Dataset content -
****************************************

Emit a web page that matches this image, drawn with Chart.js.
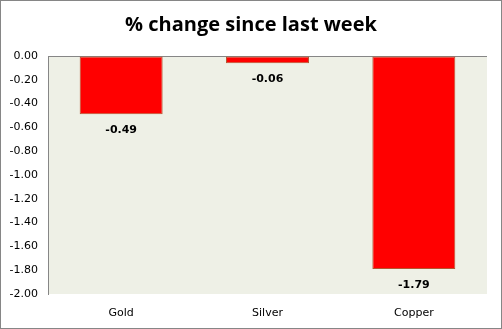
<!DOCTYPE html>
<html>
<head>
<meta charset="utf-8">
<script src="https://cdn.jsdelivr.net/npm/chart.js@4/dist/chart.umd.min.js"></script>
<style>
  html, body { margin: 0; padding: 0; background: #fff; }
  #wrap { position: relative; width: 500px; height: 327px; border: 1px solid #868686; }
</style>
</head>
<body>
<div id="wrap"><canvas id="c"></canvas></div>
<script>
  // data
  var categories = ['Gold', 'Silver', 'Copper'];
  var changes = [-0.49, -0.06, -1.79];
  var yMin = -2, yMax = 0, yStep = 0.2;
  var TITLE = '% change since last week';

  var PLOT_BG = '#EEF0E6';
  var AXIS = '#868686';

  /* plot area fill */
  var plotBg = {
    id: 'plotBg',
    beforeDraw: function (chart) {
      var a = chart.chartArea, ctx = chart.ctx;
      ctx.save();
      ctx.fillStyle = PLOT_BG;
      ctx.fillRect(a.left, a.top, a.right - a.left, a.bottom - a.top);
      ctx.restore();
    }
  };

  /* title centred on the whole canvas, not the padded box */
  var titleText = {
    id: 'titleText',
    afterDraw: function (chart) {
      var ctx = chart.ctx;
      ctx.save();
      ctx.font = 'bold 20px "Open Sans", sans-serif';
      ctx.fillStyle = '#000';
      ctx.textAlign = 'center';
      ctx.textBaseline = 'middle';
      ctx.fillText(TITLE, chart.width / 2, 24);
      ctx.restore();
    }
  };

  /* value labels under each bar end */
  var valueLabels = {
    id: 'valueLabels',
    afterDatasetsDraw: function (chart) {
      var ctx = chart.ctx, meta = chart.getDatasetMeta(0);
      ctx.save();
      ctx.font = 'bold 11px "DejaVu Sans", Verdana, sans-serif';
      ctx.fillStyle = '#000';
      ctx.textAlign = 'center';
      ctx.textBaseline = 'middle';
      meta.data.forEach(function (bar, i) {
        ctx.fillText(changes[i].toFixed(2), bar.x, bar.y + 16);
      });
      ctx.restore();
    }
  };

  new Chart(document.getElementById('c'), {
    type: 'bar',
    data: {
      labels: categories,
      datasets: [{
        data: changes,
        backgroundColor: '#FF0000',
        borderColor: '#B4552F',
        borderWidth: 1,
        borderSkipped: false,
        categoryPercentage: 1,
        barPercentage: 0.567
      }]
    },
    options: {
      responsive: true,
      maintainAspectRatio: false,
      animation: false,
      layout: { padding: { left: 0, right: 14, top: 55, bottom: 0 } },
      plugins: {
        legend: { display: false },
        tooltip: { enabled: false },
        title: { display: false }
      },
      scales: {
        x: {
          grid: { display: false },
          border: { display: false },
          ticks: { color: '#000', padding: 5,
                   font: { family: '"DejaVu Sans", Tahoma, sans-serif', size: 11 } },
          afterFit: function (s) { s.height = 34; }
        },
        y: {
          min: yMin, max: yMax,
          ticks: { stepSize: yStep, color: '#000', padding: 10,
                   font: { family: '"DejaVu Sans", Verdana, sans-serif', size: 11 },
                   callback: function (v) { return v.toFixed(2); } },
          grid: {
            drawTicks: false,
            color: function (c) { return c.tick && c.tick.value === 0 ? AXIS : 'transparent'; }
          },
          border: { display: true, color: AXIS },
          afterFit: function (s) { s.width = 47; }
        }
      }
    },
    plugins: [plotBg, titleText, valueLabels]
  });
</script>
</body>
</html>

****************************************

What you are asked to do - Your task is to reproduce exactly the lines from the start of the data above through the line containing "var TITLE = '% change since last week';", leaving every picture out.

Output of the exercise -
Emit a web page that matches this image, drawn with Chart.js.
<!DOCTYPE html>
<html>
<head>
<meta charset="utf-8">
<script src="https://cdn.jsdelivr.net/npm/chart.js@4/dist/chart.umd.min.js"></script>
<style>
  html, body { margin: 0; padding: 0; background: #fff; }
  #wrap { position: relative; width: 500px; height: 327px; border: 1px solid #868686; }
</style>
</head>
<body>
<div id="wrap"><canvas id="c"></canvas></div>
<script>
  // data
  var categories = ['Gold', 'Silver', 'Copper'];
  var changes = [-0.49, -0.06, -1.79];
  var yMin = -2, yMax = 0, yStep = 0.2;
  var TITLE = '% change since last week';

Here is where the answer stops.